*Work to complete*.
Restrict the output to the lines below starting at the one that contains "What matplotlib code" and ending at the one that contains "plt.rcParams['font.family'] = ['Roboto', 'DejaVu", and restate them word for word, both ends included.

*Data section*.
□ □ □ □

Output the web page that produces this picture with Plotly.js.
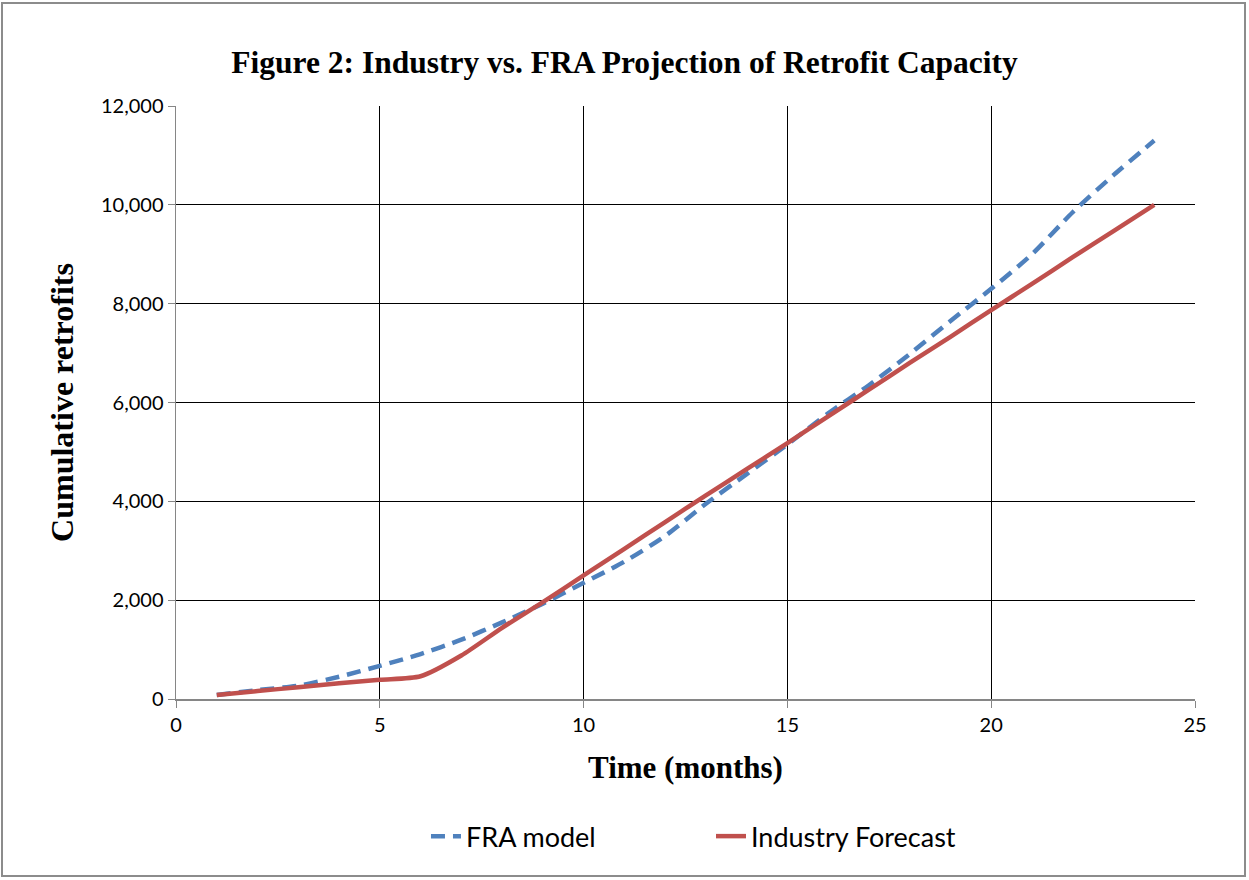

□ □ □ □

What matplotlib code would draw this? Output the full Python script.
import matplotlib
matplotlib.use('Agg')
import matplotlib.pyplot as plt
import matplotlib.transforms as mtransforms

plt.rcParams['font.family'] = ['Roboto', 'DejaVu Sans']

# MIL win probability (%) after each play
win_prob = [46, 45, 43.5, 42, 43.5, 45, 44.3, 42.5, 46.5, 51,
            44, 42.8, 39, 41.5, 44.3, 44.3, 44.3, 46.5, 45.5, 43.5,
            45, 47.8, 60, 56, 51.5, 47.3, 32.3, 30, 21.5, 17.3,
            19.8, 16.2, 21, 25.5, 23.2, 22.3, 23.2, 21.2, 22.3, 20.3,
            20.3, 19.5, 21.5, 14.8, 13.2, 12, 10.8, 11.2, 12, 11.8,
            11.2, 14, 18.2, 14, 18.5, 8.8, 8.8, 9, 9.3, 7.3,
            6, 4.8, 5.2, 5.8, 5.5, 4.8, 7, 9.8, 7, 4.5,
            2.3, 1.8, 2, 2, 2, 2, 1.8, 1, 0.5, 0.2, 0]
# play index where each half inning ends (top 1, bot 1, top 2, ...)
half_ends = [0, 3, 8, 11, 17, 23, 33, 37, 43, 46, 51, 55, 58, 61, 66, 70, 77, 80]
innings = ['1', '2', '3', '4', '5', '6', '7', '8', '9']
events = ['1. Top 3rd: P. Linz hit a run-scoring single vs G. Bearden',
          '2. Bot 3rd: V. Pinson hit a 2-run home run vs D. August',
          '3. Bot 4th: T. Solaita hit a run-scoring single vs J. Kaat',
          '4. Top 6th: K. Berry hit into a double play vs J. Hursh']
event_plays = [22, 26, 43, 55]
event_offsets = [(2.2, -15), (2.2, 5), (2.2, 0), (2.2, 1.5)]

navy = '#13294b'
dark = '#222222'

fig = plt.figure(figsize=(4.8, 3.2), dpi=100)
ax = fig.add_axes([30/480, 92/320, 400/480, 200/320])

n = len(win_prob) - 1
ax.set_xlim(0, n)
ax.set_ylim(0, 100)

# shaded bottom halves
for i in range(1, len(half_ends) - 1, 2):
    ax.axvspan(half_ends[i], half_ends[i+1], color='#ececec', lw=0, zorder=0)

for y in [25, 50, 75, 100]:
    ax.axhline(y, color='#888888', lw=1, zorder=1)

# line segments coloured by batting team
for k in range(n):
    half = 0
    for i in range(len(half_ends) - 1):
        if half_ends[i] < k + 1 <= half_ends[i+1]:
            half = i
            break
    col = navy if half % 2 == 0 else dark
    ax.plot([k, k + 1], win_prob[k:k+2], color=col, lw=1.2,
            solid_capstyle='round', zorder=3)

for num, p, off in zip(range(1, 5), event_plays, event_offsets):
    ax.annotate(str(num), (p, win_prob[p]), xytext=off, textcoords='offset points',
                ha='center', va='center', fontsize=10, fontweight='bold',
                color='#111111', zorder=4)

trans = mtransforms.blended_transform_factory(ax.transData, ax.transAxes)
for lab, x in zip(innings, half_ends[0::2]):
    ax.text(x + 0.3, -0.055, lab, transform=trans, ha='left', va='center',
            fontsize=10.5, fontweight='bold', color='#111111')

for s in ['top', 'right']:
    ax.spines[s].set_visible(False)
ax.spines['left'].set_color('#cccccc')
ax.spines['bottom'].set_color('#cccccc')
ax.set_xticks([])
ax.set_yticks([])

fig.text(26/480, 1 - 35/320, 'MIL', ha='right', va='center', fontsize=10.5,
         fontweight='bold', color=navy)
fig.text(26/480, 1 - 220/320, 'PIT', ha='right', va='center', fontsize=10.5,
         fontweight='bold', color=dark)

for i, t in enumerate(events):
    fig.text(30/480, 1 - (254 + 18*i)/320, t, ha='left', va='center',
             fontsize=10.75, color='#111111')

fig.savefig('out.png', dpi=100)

□ □ □ □

*Written answer*.
What matplotlib code would draw this? Output the full Python script.
import matplotlib
matplotlib.use('Agg')
import matplotlib.pyplot as plt
import matplotlib.transforms as mtransforms

plt.rcParams['font.family'] = ['Roboto', 'DejaVu Sans']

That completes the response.